The free course has been designed to emphasise the importance of employability skills and the need to demonstrate them at every stage of the application process.
Over 3000+ learners have enrolled from 126 countries and the course is receiving 5star reviews
In one of the course discussions, Chris Davies, the founder of Graduate Coach, encouraged learners to share what they find most difficult about the job application process.
He noticed a key theme. Several learners shared their experiences of being ghosted by recruiters.
As a graduate coach with 20+ years of experience, Chris knows the detrimental effect being rejected can have on graduates’ mental health and wellbeing.
It knocks their confidence and self-esteem which leads to a downwards spiral as these two attributes are key when job hunting.
Being ghosted in any context is a dreadful feeling. Nobody likes to be rejected, but being rejected with no explanation or closure makes things 10x worse.
Whilst we can appreciate the sheer volume of applications recruiters have to sift through, with the technology we have access to today, sending out an email informing the candidate that their application has been unsuccessful on this occasion seems feasible.
Here’s what some of the learners had to say:
- “It’s discouraging when you try to find a job for so long and don’t get any responses or acknowledgement. It makes it feel like the efforts are going to waste”.
- “I find it difficult to decide what jobs to apply for, the lengthy job application process and I find it upsetting when companies do not reply to job applications”.
- “What I find really frustrating is that after spending plenty of valuable time filling up applications, in most cases I don’t even get an email from the company saying I’m not considered for the role I have applied for. It can be very hard to remain optimistic when you are not even acknowledged”.

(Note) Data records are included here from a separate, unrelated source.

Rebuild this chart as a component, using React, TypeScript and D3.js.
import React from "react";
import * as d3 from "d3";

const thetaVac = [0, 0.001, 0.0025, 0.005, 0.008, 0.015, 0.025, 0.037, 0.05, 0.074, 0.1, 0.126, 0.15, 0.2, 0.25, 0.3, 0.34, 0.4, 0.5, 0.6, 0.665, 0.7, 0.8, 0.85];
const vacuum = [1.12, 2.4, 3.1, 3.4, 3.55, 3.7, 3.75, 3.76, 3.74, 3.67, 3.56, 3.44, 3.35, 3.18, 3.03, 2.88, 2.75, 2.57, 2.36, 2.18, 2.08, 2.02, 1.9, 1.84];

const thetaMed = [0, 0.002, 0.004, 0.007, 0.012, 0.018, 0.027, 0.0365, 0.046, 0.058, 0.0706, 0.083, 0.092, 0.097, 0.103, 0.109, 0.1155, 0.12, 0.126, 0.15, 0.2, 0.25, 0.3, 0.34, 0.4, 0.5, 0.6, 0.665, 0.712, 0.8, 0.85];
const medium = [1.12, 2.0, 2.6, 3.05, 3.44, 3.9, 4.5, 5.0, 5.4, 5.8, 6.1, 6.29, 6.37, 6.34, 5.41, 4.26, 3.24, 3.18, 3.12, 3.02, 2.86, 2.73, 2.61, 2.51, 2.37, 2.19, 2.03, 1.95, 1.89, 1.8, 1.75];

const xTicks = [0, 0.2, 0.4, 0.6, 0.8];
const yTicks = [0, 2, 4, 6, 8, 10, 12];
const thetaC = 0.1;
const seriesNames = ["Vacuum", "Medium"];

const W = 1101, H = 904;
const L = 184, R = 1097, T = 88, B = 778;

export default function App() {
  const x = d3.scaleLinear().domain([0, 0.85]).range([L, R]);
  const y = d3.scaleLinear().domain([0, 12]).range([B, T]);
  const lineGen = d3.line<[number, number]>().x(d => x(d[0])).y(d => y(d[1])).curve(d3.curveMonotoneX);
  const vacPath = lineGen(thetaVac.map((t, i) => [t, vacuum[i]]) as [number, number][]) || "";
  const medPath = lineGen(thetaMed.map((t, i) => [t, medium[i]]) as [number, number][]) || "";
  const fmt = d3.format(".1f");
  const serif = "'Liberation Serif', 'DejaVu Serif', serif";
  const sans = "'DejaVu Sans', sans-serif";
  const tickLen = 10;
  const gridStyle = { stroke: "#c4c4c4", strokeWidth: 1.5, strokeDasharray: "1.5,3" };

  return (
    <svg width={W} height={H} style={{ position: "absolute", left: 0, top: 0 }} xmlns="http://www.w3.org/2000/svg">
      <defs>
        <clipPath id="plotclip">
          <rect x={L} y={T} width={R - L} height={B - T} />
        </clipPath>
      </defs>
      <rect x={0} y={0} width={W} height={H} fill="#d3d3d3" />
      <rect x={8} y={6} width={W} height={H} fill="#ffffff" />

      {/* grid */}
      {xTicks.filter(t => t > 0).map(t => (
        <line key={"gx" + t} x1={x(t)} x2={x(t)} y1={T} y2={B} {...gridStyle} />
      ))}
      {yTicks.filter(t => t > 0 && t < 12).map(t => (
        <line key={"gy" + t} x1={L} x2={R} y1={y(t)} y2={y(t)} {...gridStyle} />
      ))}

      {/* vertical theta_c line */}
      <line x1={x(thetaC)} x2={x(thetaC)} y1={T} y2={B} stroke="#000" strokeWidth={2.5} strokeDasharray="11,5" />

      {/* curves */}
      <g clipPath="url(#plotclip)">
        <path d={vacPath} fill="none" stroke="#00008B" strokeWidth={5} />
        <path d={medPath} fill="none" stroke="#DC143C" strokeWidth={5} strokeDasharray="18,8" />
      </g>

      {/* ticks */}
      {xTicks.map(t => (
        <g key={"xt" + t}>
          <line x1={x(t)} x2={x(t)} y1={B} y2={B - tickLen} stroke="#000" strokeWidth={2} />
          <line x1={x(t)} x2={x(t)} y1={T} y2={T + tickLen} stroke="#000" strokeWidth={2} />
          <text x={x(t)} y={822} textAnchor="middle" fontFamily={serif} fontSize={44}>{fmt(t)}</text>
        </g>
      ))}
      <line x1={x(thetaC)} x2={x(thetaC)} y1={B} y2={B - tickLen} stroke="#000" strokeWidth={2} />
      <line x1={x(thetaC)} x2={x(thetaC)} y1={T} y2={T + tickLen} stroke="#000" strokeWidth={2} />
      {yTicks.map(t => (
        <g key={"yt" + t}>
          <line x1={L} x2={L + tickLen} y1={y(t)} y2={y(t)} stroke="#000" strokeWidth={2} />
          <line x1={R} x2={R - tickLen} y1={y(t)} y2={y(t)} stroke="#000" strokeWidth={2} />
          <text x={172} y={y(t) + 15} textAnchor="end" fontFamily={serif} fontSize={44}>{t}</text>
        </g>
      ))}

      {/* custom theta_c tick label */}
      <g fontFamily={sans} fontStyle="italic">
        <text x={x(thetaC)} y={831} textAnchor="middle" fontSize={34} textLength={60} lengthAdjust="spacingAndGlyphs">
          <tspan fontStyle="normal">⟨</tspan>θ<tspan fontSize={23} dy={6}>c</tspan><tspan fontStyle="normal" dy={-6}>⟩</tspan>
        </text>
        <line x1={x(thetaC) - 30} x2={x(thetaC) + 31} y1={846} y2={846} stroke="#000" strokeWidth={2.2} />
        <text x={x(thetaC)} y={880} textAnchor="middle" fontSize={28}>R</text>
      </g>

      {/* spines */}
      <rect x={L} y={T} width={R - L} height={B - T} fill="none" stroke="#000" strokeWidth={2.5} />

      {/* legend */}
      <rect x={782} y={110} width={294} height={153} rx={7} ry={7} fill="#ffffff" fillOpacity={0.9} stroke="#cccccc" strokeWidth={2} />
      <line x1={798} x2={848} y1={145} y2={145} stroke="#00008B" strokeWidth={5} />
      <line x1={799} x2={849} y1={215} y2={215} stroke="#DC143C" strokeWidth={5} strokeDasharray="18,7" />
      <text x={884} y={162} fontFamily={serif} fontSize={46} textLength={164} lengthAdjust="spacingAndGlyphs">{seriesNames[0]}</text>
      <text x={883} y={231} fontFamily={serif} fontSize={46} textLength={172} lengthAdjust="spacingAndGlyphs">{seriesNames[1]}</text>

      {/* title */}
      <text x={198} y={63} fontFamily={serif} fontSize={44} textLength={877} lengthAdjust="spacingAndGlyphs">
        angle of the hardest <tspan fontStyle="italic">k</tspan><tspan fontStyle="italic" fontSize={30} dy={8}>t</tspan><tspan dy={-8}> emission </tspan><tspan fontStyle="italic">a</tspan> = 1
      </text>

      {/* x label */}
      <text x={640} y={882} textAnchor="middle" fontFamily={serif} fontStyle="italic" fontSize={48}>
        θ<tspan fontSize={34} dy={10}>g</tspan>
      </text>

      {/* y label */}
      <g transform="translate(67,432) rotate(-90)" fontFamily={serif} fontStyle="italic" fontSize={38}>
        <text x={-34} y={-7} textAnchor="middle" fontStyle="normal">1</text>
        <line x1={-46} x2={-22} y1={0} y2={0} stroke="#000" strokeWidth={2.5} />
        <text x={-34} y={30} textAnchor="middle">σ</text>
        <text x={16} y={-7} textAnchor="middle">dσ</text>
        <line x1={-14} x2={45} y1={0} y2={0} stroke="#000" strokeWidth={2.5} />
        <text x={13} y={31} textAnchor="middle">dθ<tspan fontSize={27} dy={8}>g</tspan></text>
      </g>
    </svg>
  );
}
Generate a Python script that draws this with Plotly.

- “In my journey so far, the most difficult part of the job hunt/search is that some companies, schools, corporate bodies and corporate ministries receive your mail and don’t mail back. Sometimes, they mail back promising to get back to you but they don’t get back to you. And that’s very challenging and discouraging. Sometimes the requirement for years experience can be discouraging too”.
Further research amongst 500 recent graduates revealed that over 95% had been ghosted at least once, and many several times.